__GIVEN PROBLEM__.
Look through the records below and collect all lines that hold the string "with".

┌─ RAW DATA

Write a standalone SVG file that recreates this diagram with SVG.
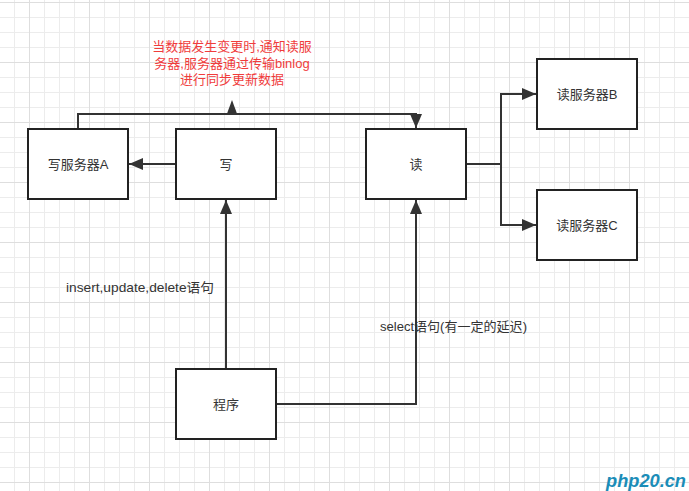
<svg xmlns="http://www.w3.org/2000/svg" width="689" height="491" viewBox="0 0 689 491">
<defs>
<pattern id="gmin" x="14" y="2" width="15" height="15" patternUnits="userSpaceOnUse"><path d="M0 0.5H15M0.5 0V15" stroke="#ececec" stroke-width="1" fill="none"/></pattern>
<pattern id="gmaj" x="29" y="2" width="60" height="60" patternUnits="userSpaceOnUse"><path d="M0 0.5H60M0.5 0V60" stroke="#dedede" stroke-width="1" fill="none"/></pattern>
<marker id="arr" markerUnits="userSpaceOnUse" markerWidth="16" markerHeight="12" refX="14" refY="6" orient="auto"><path d="M0 0L14 6L0 12Z" fill="#333"/></marker>
</defs>
<style>
.box{fill:#fff;stroke:#222;stroke-width:2}
.lbl{font-family:"Liberation Sans","Noto Sans CJK SC",sans-serif;font-size:13px;fill:#333;text-anchor:middle}
.edge{fill:none;stroke:#333;stroke-width:2}
.note{font-family:"Liberation Sans","Noto Sans CJK SC",sans-serif;font-size:13px;fill:#333}
.red{font-family:"Liberation Sans","Noto Sans CJK SC",sans-serif;font-size:13px;fill:#f03c3c;text-anchor:middle}
</style>
<rect width="689" height="491" fill="#fff"/>
<rect width="689" height="491" fill="url(#gmin)"/>
<rect width="689" height="491" fill="url(#gmaj)"/>

<g id="connectors">
<path class="edge" d="M176 164H129" marker-end="url(#arr)"/>
<path class="edge" d="M78 129V114H416V128" marker-end="url(#arr)"/>
<path d="M226.5 115L232 100L237.5 115Z" fill="#333"/>
<path class="edge" d="M466 164H501V94H536" marker-end="url(#arr)"/>
<path class="edge" d="M466 164H501V225H536" marker-end="url(#arr)"/>
<path class="edge" d="M226 369V200" marker-end="url(#arr)"/>
<path class="edge" d="M276 404H416V200" marker-end="url(#arr)"/>
</g>

<g id="write-server-a"><rect class="box" x="28" y="129" width="100" height="70"/><text class="lbl" x="78" y="168.5">写服务器A</text></g>
<g id="write"><rect class="box" x="176" y="129" width="100" height="70"/><text class="lbl" x="226" y="168.5">写</text></g>
<g id="read"><rect class="box" x="366" y="129" width="100" height="70"/><text class="lbl" x="416" y="168.5">读</text></g>
<g id="read-server-b"><rect class="box" x="537" y="59" width="100" height="70"/><text class="lbl" x="587" y="98.5">读服务器B</text></g>
<g id="read-server-c"><rect class="box" x="537" y="190" width="100" height="70"/><text class="lbl" x="587" y="229.5">读服务器C</text></g>
<g id="program"><rect class="box" x="176" y="369" width="100" height="70"/><text class="lbl" x="226" y="408.5">程序</text></g>

<g id="labels">
<text class="red" x="232" y="50.5">当数据发生变更时,通知读服</text>
<text class="red" x="232" y="67.5">务器,服务器通过传输binlog</text>
<text class="red" x="232" y="84">进行同步更新数据</text>
<text class="note" x="66" y="291.5" textLength="148" lengthAdjust="spacingAndGlyphs">insert,update,delete语句</text>
<text class="note" x="380" y="331" textLength="147" lengthAdjust="spacingAndGlyphs">select语句(有一定的延迟)</text>
<text x="686" y="487" text-anchor="end" font-family="Liberation Sans,sans-serif" font-size="18" font-weight="bold" font-style="italic" fill="#1b8db8" textLength="80" lengthAdjust="spacingAndGlyphs">php20.cn</text>
</g>
</svg>
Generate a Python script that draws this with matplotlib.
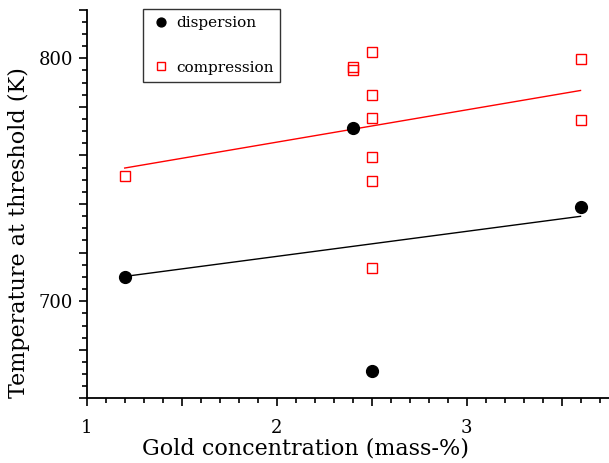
import numpy as np
import matplotlib
matplotlib.use('Agg')
import matplotlib.pyplot as plt
from matplotlib.ticker import MultipleLocator, FuncFormatter

# gold concentration (mass-%) vs temperature at threshold (K)
disp_x = [1.2, 2.4, 2.5, 3.6]
disp_y = [709.8, 771.3, 671.3, 738.9]

comp_x = [1.2, 2.4, 2.4, 2.5, 2.5, 2.5, 2.5, 2.5, 2.5, 3.6, 3.6]
comp_y = [751.6, 796.3, 795.1, 802.5, 784.8, 775.4, 759.4, 749.6, 713.5, 799.6, 774.6]

plt.rcParams['font.family'] = 'DejaVu Serif'

fig = plt.figure(figsize=(6.09, 4.63), dpi=100)
ax = fig.add_axes([0.1424, 0.1395, 0.8576, 0.8397])

# linear fits
for xs, ys, c in [(disp_x, disp_y, 'black'), (comp_x, comp_y, 'red')]:
    p = np.polyfit(xs, ys, 1)
    xx = np.array([min(xs), max(xs)])
    ax.plot(xx, np.polyval(p, xx), color=c, lw=1.0)

ax.plot(disp_x, disp_y, 'o', color='black', ms=8.5, label='dispersion')
ax.plot(comp_x, comp_y, 's', mfc='none', mec='red', mew=1.0, ms=7.5, label='compression')

ax.set_xlim(1, 3.75)
ax.set_ylim(660, 820)

for s in ['top', 'right']:
    ax.spines[s].set_visible(False)
for s in ['left', 'bottom']:
    ax.spines[s].set_linewidth(1.3)

ax.xaxis.set_major_locator(MultipleLocator(0.5))
ax.xaxis.set_minor_locator(MultipleLocator(0.1))
ax.xaxis.set_major_formatter(FuncFormatter(lambda v, pos: '%d' % round(v) if abs(v - round(v)) < 1e-6 else ''))
ax.yaxis.set_major_locator(MultipleLocator(20))
ax.yaxis.set_minor_locator(MultipleLocator(5))
ax.yaxis.set_major_formatter(FuncFormatter(lambda v, pos: '%d' % round(v) if round(v) % 100 == 0 else ''))

ax.tick_params(which='major', direction='out', length=6, width=1.2, labelsize=13)
ax.tick_params(which='minor', direction='out', length=3.5, width=1.2)
ax.tick_params(axis='x', which='major', pad=8.5)
ax.tick_params(axis='y', which='major', pad=4)

ax.set_xlabel('Gold concentration (mass-%)', fontsize=16)
ax.set_ylabel('Temperature at threshold (K)', fontsize=16, labelpad=6)
ax.xaxis.set_label_coords(0.418, -0.1)
ax.xaxis.label.set_va('top')
ax.yaxis.label.set_y(0.4254)

leg = ax.legend(loc='upper left', bbox_to_anchor=(0.1078, 1.0008), fontsize=11,
                frameon=True, fancybox=False, handlelength=1.4, handletextpad=0.3,
                labelspacing=2.0, borderpad=0.45, borderaxespad=0, markerscale=0.75)
leg.get_frame().set_edgecolor('black')
leg.get_frame().set_linewidth(1.0)

plt.savefig('out.png', dpi=100)
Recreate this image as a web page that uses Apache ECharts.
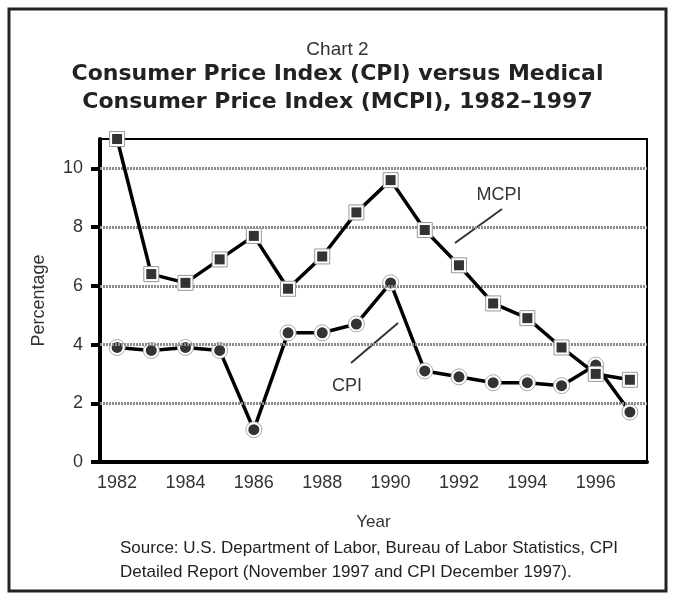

└─

__SOLUTION FOR THIS PROBLEM__.
Write a standalone SVG file that recreates this diagram with SVG.
Generate a Python script that draws this with matplotlib.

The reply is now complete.